Abstract 2P
Background
NCBI's Gene Expression Omnibus (GEO) is a major repository for high-throughput transcriptomic datasets. It currently contains approximately 7,000,000 transcriptomic profiles spread across more than 200,000 datasets, of which around 50,000 are related to cancer. The secondary analyses of these datasets hold vast potential to unlock new biological understanding and shape future clinical study designs. However, the high data heterogeneity and the limited browsing features of the repository’s website pose significant challenges, particularly in oncology research.
Methods
Here, we introduce a solution that leverages a tagging approach for the characterization of GEO datasets. It focuses on the clinical description (metadata) of the sample transcriptomic profiles included in the datasets, and detects multiple criteria (e.g., patient vs. cell line, donor type, overall survival, cancer type). This approach involves natural language processing techniques (e.g., named entity recognition and normalization), combined with machine learning classifications as well as rule-based classifications developed in collaboration with clinical and molecular oncology experts.
Results
The tagging models demonstrate high performance, with Area Under the Receiver Operating Characteristic Curve (AUC) values exceeding 0.95, 0.80, and 0.90 for identifying patient-derived samples, donor type, and overall survival information, respectively. Our cancer type classifier achieves a weighted average F1 score exceeding 0.90 across 21 cancer histologies. Ultimately, a user-friendly dashboard offers insights into GEO's cancer content, its evolution, and breakdowns by various features such as technology, platform, and cancer type.
Conclusions
Our tagging approach significantly enhances the exploration and annotation of GEO datasets, thus facilitating the secondary analysis of cancer-related data. This solution, coupled with dataset aggregation, is not only advantageous to deal with scarce data (e.g., in the context of rare cancers), but also scalable to abundant data sources.

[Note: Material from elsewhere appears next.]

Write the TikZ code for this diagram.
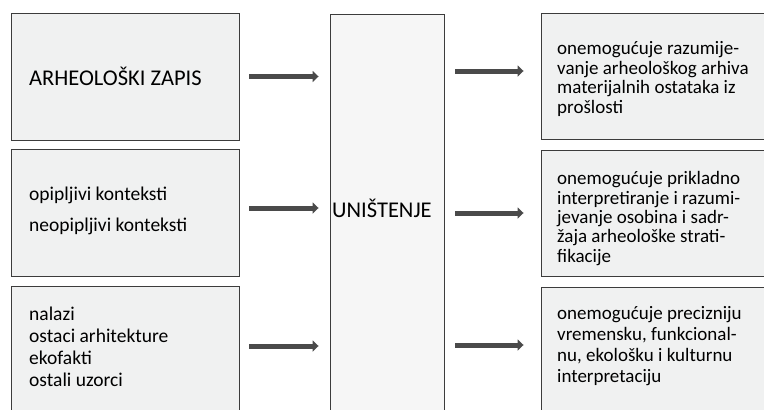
\documentclass[tikz,border=0pt]{standalone}
\usepackage{fontspec}
\setmainfont{Carlito}
\usetikzlibrary{arrows.meta}

\definecolor{boxfill}{HTML}{F0F1F1}
\definecolor{midfill}{HTML}{F6F6F6}
\definecolor{boxline}{HTML}{3C3C3C}
\definecolor{arrowgray}{HTML}{4A4A4A}

\begin{document}
\begin{tikzpicture}[x=1pt, y=-1pt,
	every node/.style={inner sep=0pt, font=\fontsize{19.5}{22}\selectfont},
	box/.style={rectangle, draw=boxline, line width=0.9pt, fill=boxfill},
	txt/.style={anchor=west, align=left},
	caps/.style={anchor=west, font=\fontsize{22.5}{24}\selectfont},
	flow/.style={draw=arrowgray, line width=5pt, -{Triangle[length=6pt, width=11pt]}}]
			\useasboundingbox (0,0) rectangle (764,410);
			\clip (0,0) rectangle (764,410);
			% boxes
			\node[box, minimum width=227.5pt, minimum height=127pt] (l1) at (125.25,76.5){};
			\node[box, minimum width=227.5pt, minimum height=127pt] (l2) at (125.25,212.5){};
			\node[box, minimum width=227.5pt, minimum height=144pt] (l3) at (125.25,358){};
			\node[box, fill=midfill, minimum width=114pt, minimum height=406pt] (mid) at (387,217){};
			\node[box, minimum width=240pt, minimum height=126pt] (r1) at (661,76){};
			\node[box, minimum width=240pt, minimum height=126pt] (r2) at (661,213){};
			\node[box, minimum width=240pt, minimum height=143pt] (r3) at (661,358.5){};
			
			% texts
			\node[caps] (t1) at (29,76){ARHEOLOŠKI ZAPIS};
			\node[txt] (t2a) at (29,195){opipljivi konteksti};
			\node[txt] (t2b) at (29,226){neopipljivi konteksti};
			\node[txt] (t3) at (29,346.5){nalazi\\ostaci arhitekture\\ekofakti\\ostali uzorci};
			\node[caps] (tmid) at (332,208){UNIŠTENJE};
			\node[txt, font=\fontsize{19}{19.5}\selectfont] (s1) at (557,79){onemogućuje razumije-\\vanje arheološkog arhiva\\materijalnih ostataka iz\\prošlosti};
			\node[txt, font=\fontsize{19}{19.3}\selectfont] (s2) at (557,218.5){onemogućuje prikladno\\interpretiranje i razumi-\\jevanje osobina i sadr-\\žaja arheološke strati-\\fikacije};
			\node[txt, font=\fontsize{19}{21}\selectfont] (s3) at (557,346.5){onemogućuje precizniju\\vremensku, funkcional-\\nu, ekološku i kulturnu\\interpretaciju};
			
			% arrows
			\draw[flow, shorten <=10pt, shorten >=11pt] (l1.east) -- (l1.east -| mid.west);
			\draw[flow, shorten <=10pt, shorten >=11pt] ([yshift=4.5pt]l2.east) -- ([yshift=4.5pt]l2.east -| mid.west);
			\draw[flow, shorten <=10pt, shorten >=11pt] ([yshift=12pt]l3.east) -- ([yshift=12pt]l3.east -| mid.west);
			\draw[flow, shorten <=11pt, shorten >=17pt] ([yshift=5pt]r1.west -| mid.east) -- ([yshift=5pt]r1.west);
			\draw[flow, shorten <=11pt, shorten >=17pt] (r2.west -| mid.east) -- (r2.west);
			\draw[flow, shorten <=11pt, shorten >=17pt] ([yshift=13.5pt]r3.west -| mid.east) -- ([yshift=13.5pt]r3.west);
			\end{tikzpicture}
\end{document}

Clinical trial identification
Editorial acknowledgement
Legal entity responsible for the study
Epigene Labs.
Funding
Epigene Labs.
Disclosure
V. Bernu, C. Lescure, H. Brull Corretger, E. Fox, C. Marijon, C. Petit, A. Behdenna: Financial Interests, Personal, Stocks/Shares, Stock options: Epigene Labs. P. Dhillon: Financial Interests, Personal, Invited Speaker, Stock options: Epigene Labs. A. Nordor: Financial Interests, Personal, Stocks/Shares, Stock options: Epigene Labs; Financial Interests, Personal, Stocks/Shares, Founder stocks: Epigene Labs.